Spotify et le syndrome “Blue Monday”

Pochette du maxi 45 tours "Blue Monday" de New Order sorti en 1983, le plus vendu de tous les temps au Royaume-Uni.
Paul Vacca
Paul Vacca Romancier, essayiste et consultant

Chaque utilisateur coûte environ 1 dollar à Spotify, peu ou prou la même équation commerciale que celle de “Blue Monday”.  

En 1983, le groupe New Order, ex-Joy Division qui s’est rebaptisé suite au suicide de son chanteur, cherche à se réinventer en s’ouvrant à de nouvelles influences musicales. Les membres tâtonnent avec des machines dernier cri telles que le sampler Emulator ou la boîte à rythmes DMX qu’ils rodent dans une salle de répétition sinistre juste derrière le cimetière de Manchester, leur ville natale.

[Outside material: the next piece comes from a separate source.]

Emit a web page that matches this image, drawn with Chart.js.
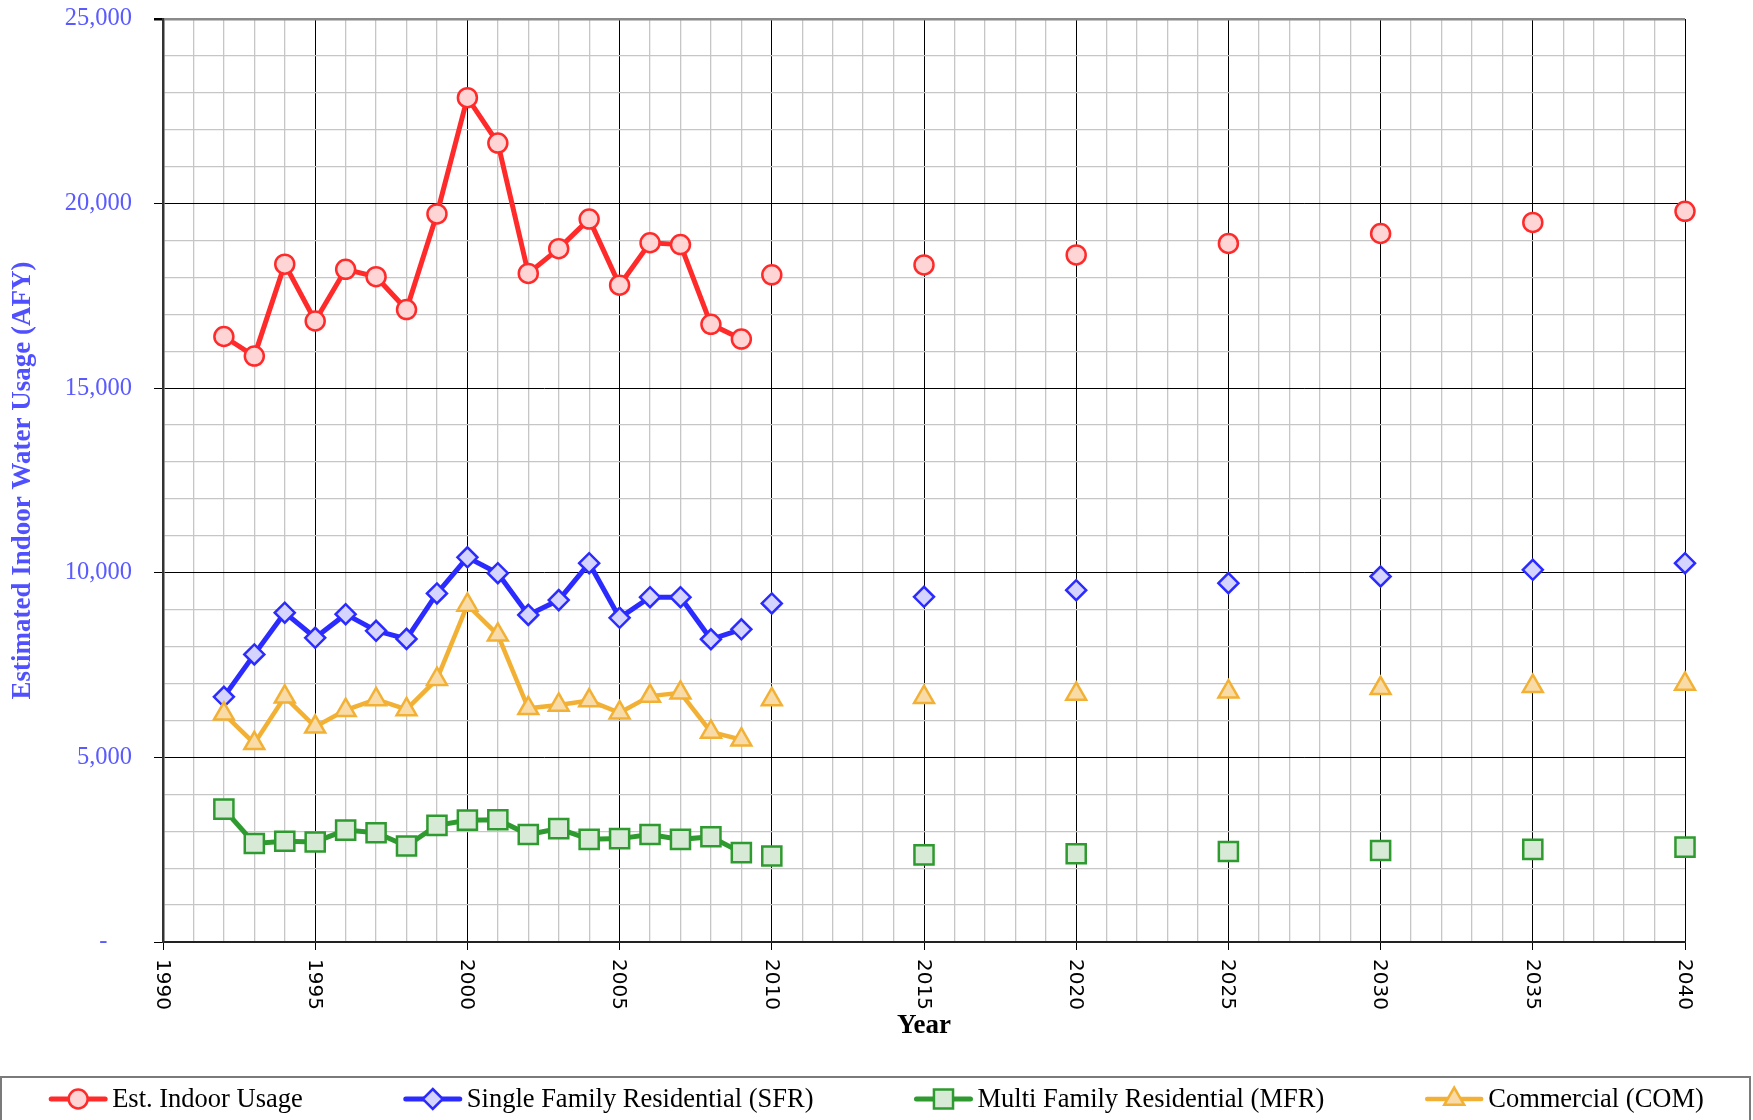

Une intro de 4’11’’, une boîte à rythme folle, des emprunts au sorcier du disco Giorgio Moroder, aux robots de Kraftwerk et même une ligne de basse piquée à Ennio Morricone dans le film Et pour quelques dollars de plus : le 7 mars 1983, il y a exactement 40 ans, sort Blue Monday, le parfait ovni musical. Un titre qui réussit l’exploit d’être à la fois hautement euphorisant et parfaitement déprimant.

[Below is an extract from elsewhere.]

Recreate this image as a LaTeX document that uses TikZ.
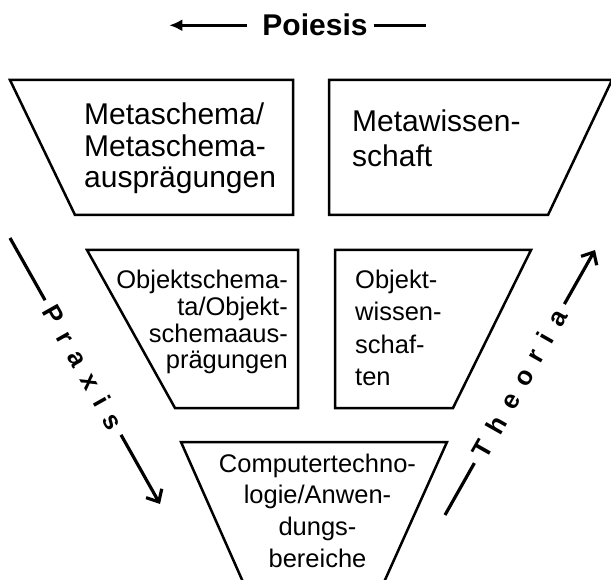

Mais cette chanson est un ovni à un autre titre: le disque qui ne sort qu’en version maxi-single 12 pouces est aussi célèbre pour son coût de production plus élevé que son prix de vente, à cause d’une pochette aux découpes sophistiquées impossibles à dupliquer en masse. Cette pochette reproduit le design d’une disquette informatique, dont l’usage commence alors à se répandre chez les techniciens du son, soulignant la nouvelle orientation électronique du groupe. Une œuvre graphique brillante signée du directeur artistique Peter Saville mais coûteuse à fabriquer: chaque disque vendu fait perdre 1 livre sterling.

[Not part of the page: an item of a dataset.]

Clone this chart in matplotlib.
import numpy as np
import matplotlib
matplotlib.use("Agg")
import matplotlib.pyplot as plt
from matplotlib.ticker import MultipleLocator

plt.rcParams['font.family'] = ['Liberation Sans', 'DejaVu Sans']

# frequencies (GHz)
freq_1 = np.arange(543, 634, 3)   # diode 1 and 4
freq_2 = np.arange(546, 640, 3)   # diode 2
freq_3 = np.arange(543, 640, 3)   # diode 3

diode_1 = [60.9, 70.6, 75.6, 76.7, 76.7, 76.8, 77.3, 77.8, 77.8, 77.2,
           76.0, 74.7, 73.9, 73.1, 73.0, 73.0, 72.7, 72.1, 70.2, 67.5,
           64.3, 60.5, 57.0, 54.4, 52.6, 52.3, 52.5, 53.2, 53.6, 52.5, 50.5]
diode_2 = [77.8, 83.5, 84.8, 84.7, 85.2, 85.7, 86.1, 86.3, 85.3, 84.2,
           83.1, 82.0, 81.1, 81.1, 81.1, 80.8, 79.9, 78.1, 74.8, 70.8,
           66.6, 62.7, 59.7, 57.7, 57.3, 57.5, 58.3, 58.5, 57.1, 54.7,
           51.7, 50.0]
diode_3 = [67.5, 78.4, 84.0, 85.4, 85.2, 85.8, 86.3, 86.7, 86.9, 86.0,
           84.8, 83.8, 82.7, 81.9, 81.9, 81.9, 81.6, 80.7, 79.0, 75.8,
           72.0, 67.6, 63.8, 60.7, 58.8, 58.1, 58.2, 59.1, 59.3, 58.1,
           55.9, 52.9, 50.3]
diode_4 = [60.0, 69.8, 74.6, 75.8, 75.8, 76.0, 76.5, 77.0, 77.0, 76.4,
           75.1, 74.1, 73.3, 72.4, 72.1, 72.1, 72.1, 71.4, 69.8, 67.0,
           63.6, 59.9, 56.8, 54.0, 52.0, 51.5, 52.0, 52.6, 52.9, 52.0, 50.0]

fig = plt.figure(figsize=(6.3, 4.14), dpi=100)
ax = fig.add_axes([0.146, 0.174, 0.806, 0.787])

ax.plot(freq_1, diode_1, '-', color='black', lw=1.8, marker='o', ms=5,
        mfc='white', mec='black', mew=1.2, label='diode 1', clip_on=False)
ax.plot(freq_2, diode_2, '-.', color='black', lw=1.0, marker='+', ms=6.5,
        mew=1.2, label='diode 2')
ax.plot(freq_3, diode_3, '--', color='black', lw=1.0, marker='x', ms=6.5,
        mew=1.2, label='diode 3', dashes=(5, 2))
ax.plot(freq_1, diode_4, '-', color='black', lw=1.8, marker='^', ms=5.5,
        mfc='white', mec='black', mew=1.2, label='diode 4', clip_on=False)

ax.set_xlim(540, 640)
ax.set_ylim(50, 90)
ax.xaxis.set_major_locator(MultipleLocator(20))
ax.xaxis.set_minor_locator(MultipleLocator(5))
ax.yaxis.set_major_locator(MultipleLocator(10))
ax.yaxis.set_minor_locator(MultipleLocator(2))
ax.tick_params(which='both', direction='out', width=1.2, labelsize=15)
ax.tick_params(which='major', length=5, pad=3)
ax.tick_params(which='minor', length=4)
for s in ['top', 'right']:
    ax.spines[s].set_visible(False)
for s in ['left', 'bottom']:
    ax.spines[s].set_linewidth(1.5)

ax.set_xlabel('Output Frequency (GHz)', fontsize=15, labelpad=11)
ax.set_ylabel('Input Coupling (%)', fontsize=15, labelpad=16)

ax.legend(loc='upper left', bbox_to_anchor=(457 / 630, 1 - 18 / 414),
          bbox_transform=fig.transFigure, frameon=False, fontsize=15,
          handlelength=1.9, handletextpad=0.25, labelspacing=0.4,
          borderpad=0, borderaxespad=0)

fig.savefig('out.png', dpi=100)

Mais Tony Wilson, le boss du label du groupe Factory Records, n’est pas vraiment inquiet, convaincu qu’un disque aussi improbable ne se vendra jamais. Blue Monday, contre toute attente, deviendra le maxi-single 12 pouces le plus vendu de tous les temps au Royaume-Uni. Un titre qui réussit donc l’exploit d’être à la fois le plus grand succès du label et son plus gros bide.

La pochette la plus chère de l’histoire a par ailleurs inspiré nombre de créateurs de mode, graphistes, architectes et jusqu’à l’ex-directeur du design d’Apple.

Spotify puise-t-il son inspiration dans cette démarche? Le leader du streaming musical n’a jamais eu autant d’abonnés. Au dernier trimestre, il en a engrangé 10 millions supplémentaires, dépassant les 200 millions dans le monde, avec un nombre total d’utilisateurs s’élevant à près de 500 millions si on comptabilise aussi ceux qui fonctionnent avec sa version gratuite. Et son chiffre d’affaires a progressé de 18% pour atteindre les 3,2 milliards de dollars au dernier trimestre.

Voilà pour la face euphorisante. Mais dans le même temps, il y a la déprime: la valorisation de Spotify a fondu de 70% par rapport à ses sommets et les pertes se creusent, s’élevant à 270 millions d’euros au quatrième trimestre (contre 39 millions à la même période l’année précédente). Et pour 2022, c’est une perte totale de 430 millions. Prenez une calculette: chaque utilisateur coûte à la plateforme environ 1 dollar, peu ou prou la même équation commerciale que celle de Blue Monday.

Pour autant, la comparaison s’arrête là. Pour l’heure, Spotify court après une rentabilité toujours repoussée (si on excepte la période de la pandémie) et se lance dans de lourdes dépenses pour espérer s’imposer sur le marché devenu très concurrentiel du podcast et du livre audio. Un modèle qui ressemble à un trou noir absorbant tout alors que Blue Monday, malgré sa balance déficitaire, fut un événement culturel séminal. Il transfigura le groupe, le propulsant des brumes de Manchester vers de nouveaux eldorados sonores, influençant à son tour la galaxie dance, techno, rock et pop du monde entier.

Au-delà de la sphère musicale, la pochette la plus chère de l’histoire a par ailleurs inspiré nombre de créateurs de mode, graphistes, architectes et jusqu’à l’ex-directeur du design d’Apple, Jon Ive, dont le design minimal de l’iPhone n’est pas sans rappeler le travail de Peter Saville. Blue Monday ou le trou noir éblouissant.